■ Direction ■
In the material below, please retype the lines from the very first through the one with "let yTicks = [0, 2, 4, 6, 8, 10, 12, 14, 16];", exactly and without pictures.

■ Data lines ■
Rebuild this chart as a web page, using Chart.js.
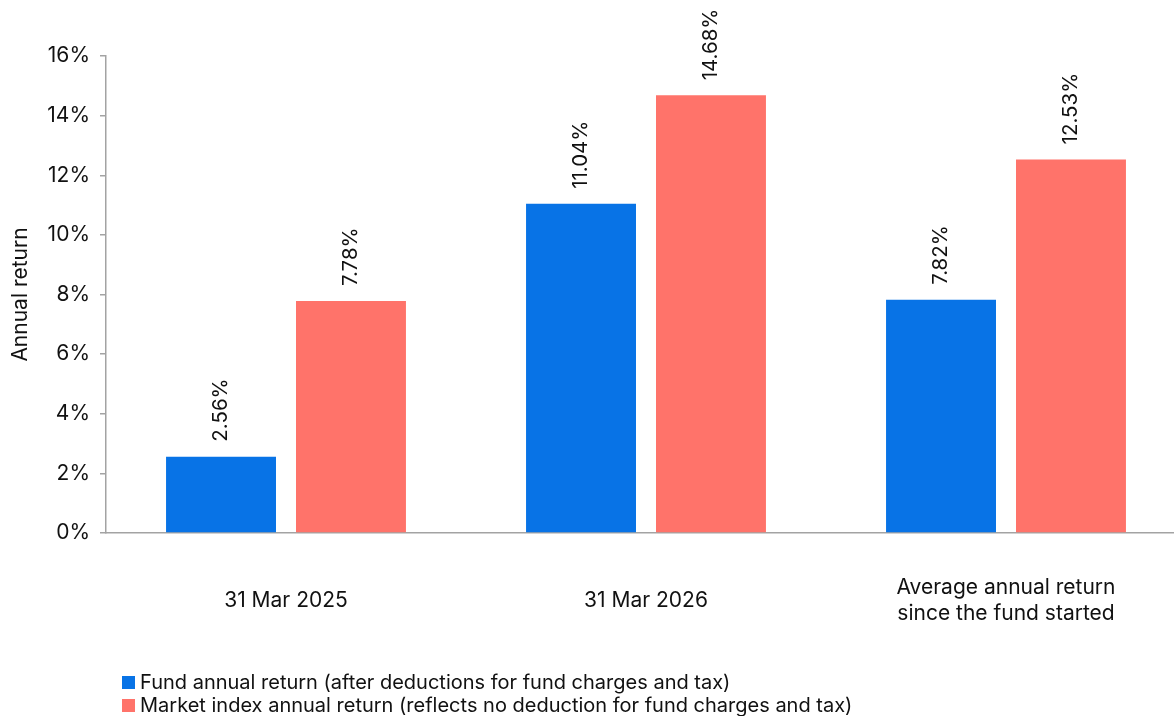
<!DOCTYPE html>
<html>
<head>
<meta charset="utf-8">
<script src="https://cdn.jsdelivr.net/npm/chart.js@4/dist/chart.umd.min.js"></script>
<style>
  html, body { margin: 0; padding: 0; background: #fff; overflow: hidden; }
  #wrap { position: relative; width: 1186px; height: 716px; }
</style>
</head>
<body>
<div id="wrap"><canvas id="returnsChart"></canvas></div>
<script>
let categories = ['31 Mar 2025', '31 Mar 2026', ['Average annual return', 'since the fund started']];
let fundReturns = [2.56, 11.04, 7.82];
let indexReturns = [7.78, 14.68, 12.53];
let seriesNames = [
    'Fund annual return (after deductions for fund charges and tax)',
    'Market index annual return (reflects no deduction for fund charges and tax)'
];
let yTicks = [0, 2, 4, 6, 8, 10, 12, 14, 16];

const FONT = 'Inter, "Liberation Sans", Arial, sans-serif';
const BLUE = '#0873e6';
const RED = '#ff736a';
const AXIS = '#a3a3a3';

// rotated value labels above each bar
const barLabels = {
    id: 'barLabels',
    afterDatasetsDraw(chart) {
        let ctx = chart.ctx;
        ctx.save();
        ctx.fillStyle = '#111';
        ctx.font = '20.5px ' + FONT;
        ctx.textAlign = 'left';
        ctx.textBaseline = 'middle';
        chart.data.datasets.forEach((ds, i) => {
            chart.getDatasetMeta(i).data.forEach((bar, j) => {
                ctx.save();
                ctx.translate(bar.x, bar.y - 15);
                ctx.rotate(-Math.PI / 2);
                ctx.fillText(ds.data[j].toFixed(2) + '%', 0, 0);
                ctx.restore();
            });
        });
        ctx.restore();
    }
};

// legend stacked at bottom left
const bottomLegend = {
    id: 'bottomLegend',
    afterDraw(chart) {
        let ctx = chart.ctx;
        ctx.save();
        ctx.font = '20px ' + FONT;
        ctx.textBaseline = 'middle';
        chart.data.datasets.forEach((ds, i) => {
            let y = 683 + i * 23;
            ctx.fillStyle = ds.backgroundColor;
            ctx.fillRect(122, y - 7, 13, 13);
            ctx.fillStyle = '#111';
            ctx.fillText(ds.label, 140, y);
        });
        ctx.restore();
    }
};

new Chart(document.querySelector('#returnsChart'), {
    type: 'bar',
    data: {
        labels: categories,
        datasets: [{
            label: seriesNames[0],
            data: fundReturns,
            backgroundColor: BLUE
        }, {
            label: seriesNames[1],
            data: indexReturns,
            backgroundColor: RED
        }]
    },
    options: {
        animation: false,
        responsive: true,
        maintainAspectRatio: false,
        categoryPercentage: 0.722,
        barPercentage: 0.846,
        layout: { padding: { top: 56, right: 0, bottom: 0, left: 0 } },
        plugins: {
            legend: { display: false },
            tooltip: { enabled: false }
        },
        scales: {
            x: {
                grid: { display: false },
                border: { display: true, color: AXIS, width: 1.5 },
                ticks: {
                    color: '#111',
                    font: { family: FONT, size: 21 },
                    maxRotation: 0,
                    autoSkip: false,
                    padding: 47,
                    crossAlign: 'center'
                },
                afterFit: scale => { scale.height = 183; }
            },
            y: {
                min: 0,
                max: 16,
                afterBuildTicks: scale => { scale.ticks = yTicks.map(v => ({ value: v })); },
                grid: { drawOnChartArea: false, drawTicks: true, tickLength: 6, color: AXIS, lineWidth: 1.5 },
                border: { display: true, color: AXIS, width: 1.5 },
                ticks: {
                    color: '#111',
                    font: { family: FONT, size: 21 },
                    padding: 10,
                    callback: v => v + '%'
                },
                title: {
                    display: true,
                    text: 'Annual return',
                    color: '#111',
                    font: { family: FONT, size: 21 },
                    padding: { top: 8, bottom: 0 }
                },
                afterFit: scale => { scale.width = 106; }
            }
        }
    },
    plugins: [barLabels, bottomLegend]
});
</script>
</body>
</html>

■ Exercise response ■
Rebuild this chart as a web page, using Chart.js.
<!DOCTYPE html>
<html>
<head>
<meta charset="utf-8">
<script src="https://cdn.jsdelivr.net/npm/chart.js@4/dist/chart.umd.min.js"></script>
<style>
  html, body { margin: 0; padding: 0; background: #fff; overflow: hidden; }
  #wrap { position: relative; width: 1186px; height: 716px; }
</style>
</head>
<body>
<div id="wrap"><canvas id="returnsChart"></canvas></div>
<script>
let categories = ['31 Mar 2025', '31 Mar 2026', ['Average annual return', 'since the fund started']];
let fundReturns = [2.56, 11.04, 7.82];
let indexReturns = [7.78, 14.68, 12.53];
let seriesNames = [
    'Fund annual return (after deductions for fund charges and tax)',
    'Market index annual return (reflects no deduction for fund charges and tax)'
];
let yTicks = [0, 2, 4, 6, 8, 10, 12, 14, 16];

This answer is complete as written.